WSJ interview from January:

Apple Chief Executive Tim Cook, not surprisingly, argued that the demand is more than temporary. He said that fewer than 15% of recent iPhone buyers upgraded from other iPhones and that the majority switched from smartphones running Google’s Android operating system.

Apple's Q2 earnings results in late April:

“We are thrilled by the continued strength of iPhone, Mac and the App Store, which drove our best March quarter results ever,” said Tim Cook, Apple’s CEO. “We’re seeing a higher rate of people switching to iPhone than we’ve experienced in previous cycles, and we’re off to an exciting start to the June quarter with the launch of Apple Watch.”
 
And the source for this is... Where? Or are you just pulling that out of your ass?
It was mentioned above but it's pretty common sense when you consider they finally launched a large screen phone. See link below.
Likely anecdotal. Anecdotal here as well, but I'm seeing the same thing. I'm also switching back. (Iphone 4 -> Galaxy S4 -> Iphone 7/6S/whatever the hell it's called). The customization has never done anything meaningful for me on Android, and I don't pirate apps so not sure why else I would stick with Android.

It's from an Apple quarterly call.

Edit: Beaten.
 
I think your posts are the one's not grounded in reality.
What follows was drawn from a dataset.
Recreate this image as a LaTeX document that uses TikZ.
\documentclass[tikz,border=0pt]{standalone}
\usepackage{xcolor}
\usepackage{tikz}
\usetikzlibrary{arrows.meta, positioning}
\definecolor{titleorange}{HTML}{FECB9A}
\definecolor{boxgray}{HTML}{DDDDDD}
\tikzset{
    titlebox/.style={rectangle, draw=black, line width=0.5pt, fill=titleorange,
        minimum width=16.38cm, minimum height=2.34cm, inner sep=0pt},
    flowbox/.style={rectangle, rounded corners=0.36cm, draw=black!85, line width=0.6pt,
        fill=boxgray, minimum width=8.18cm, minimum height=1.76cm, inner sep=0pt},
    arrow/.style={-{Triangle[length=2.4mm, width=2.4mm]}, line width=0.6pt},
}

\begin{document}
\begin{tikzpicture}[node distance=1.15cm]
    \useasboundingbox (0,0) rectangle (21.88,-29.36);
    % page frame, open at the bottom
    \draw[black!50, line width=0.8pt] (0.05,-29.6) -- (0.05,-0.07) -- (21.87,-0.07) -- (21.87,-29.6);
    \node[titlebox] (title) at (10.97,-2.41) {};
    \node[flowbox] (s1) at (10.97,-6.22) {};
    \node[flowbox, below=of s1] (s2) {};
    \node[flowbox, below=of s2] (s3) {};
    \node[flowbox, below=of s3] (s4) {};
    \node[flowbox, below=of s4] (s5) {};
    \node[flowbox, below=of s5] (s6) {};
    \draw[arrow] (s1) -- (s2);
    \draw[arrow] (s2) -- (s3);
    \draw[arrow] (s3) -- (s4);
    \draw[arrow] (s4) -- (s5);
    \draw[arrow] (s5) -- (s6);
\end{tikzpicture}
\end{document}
Samsung threw away the biggest things that differentiated the galaxy line, I would tell nobody to buy an S6 because of the lack of sd card and battery removal. It's a bad thing in general.

What does your personal opinion of the S6 as a device, have to do with the sales projections and outcomes? The two are not necessarily the same, which is the point I was making in my post. That the removal of these features which you value, do not necessarily correlate with the drop in sales, which have been falling for some time.

Also, yes the S6 is missing an SD card slot and removable battery, but it has a sexier unibody design, premium feel, and considerably faster flash memory as a result. To some that will be preferable, to others it won't be.
 
What does your personal opinion of the competency of the S6 as a device, have to do with sales projections and outcomes? The two are not necessarily the same, which is the point I was making in my post.

Also, yes the S6 is missing an SD card slot and removable battery, but it has a sexier unibody design, premium feel, and considerably faster flash memory as a result. To some that will be preferable, to others it won't be.

I think the argument is that if those features mean nothing then what is to explain the poor sales? I think price is the only other reasonable response.
 
All the crappy builds before the S6 has left as sour taste in peoples mouth I think. The S6 will win them back, but not till the S7 or 8 drops I think.
 
Good.

Now bring back the stuff left behind with the S5 and stop catering to the form-factor-only crowd. They already have Apple for that.
 
You couldn't be anymore out of touch with the average consumer if you tried. That goes for removable battery too.

1 billion smartphones were sold last year.

If they were the best phone for 7% of the market, they would hit their sales target.

Being the 2nd-best phone for the average consumer gets you nothing.
 
Deserved. The phone was gimped big time. I would seriously consider an S5 over an S6.

They should build on the Note 4, now this thing is a beauty.

Also, start offering your phones unlocked. Buying from a carrier and signing a contract is so 2010, I would never.